**GOAL**
Look through the material and copy each line holding "matplotlib".
Begin DATA
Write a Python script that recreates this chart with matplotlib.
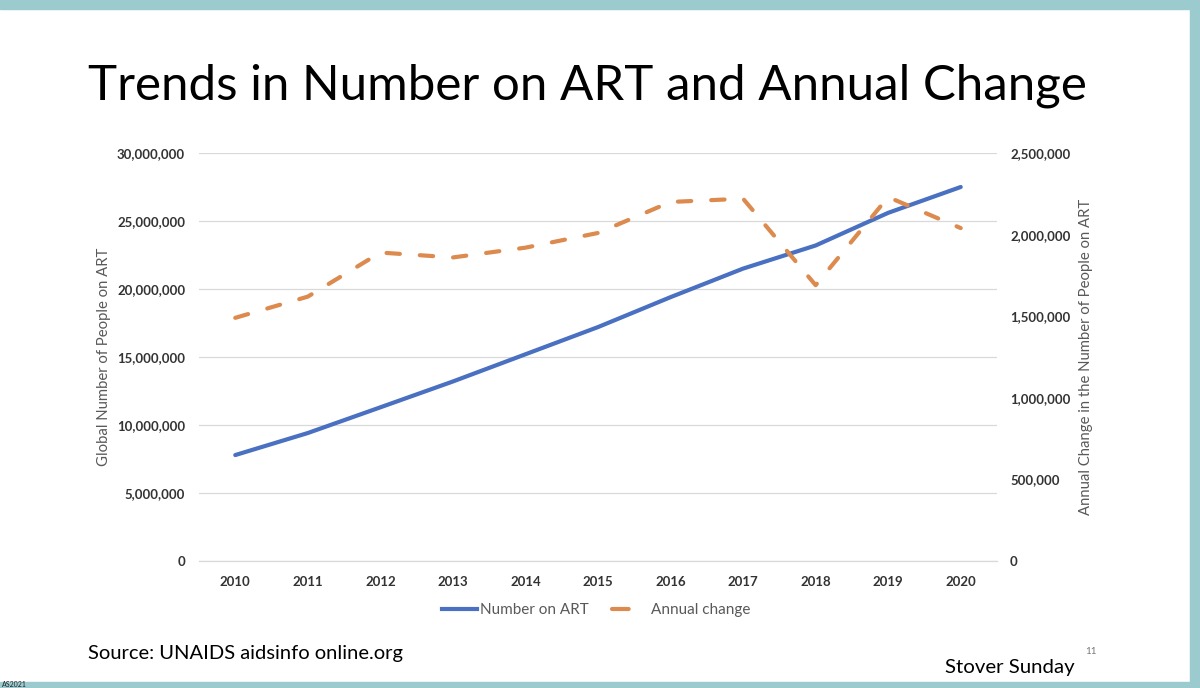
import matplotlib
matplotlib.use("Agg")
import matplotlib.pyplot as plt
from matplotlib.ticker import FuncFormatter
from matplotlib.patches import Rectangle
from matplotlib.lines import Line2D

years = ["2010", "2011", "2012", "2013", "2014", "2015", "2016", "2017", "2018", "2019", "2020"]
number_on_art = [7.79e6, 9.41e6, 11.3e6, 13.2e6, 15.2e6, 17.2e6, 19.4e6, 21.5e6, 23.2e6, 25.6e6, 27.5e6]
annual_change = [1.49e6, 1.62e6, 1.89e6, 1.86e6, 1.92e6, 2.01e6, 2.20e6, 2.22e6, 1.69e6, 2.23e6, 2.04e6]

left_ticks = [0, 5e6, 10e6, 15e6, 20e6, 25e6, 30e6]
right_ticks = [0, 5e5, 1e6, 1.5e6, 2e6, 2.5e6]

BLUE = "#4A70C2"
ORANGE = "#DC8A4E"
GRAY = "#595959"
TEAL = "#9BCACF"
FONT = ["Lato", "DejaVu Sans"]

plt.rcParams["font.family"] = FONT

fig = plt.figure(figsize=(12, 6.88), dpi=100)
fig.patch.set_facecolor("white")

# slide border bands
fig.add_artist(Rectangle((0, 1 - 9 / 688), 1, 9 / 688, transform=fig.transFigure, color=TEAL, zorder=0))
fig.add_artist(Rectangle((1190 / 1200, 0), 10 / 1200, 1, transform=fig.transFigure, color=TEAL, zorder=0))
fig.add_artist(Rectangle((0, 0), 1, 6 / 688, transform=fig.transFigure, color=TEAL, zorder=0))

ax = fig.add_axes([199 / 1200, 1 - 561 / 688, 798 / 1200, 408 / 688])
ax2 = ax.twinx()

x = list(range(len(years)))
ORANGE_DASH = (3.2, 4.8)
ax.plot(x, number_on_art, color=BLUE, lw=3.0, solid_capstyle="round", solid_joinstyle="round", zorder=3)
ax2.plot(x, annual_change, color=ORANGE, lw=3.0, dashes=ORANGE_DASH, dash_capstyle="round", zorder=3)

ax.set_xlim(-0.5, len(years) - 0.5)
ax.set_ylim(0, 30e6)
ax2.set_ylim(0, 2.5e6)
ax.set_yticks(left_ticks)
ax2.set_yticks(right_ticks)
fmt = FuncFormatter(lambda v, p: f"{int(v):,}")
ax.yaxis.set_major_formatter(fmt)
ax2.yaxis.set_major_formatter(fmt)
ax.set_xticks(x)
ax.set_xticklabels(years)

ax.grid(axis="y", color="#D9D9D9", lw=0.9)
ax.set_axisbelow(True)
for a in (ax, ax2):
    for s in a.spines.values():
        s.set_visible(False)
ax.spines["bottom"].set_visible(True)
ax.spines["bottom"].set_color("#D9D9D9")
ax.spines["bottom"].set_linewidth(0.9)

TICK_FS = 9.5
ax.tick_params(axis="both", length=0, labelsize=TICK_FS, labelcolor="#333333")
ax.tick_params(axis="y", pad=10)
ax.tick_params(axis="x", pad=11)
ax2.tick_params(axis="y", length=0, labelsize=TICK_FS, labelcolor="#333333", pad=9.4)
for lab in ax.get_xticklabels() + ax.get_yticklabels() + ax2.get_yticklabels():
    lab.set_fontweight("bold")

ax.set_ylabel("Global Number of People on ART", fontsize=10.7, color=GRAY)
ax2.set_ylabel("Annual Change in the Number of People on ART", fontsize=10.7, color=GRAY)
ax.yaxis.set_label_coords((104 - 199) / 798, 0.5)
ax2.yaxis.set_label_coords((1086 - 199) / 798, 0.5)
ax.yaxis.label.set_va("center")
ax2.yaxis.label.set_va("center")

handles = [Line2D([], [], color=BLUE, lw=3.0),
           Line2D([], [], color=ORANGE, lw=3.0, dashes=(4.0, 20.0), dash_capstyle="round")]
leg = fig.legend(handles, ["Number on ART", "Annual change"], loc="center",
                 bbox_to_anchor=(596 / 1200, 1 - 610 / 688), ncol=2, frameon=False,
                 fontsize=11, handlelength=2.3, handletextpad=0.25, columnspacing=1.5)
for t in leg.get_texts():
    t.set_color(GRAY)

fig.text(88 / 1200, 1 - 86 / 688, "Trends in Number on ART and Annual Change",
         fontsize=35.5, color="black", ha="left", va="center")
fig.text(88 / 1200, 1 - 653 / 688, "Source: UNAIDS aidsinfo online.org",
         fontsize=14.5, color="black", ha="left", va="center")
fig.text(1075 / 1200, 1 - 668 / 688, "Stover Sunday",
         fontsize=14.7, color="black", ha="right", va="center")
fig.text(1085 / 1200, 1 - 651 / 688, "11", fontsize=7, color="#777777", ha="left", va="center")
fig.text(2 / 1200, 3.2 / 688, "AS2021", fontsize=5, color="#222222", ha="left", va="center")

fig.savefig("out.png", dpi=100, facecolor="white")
End DATA
**TASK RESULT**
Write a Python script that recreates this chart with matplotlib.
import matplotlib
matplotlib.use("Agg")
import matplotlib.pyplot as plt
from matplotlib.ticker import FuncFormatter
from matplotlib.patches import Rectangle
from matplotlib.lines import Line2D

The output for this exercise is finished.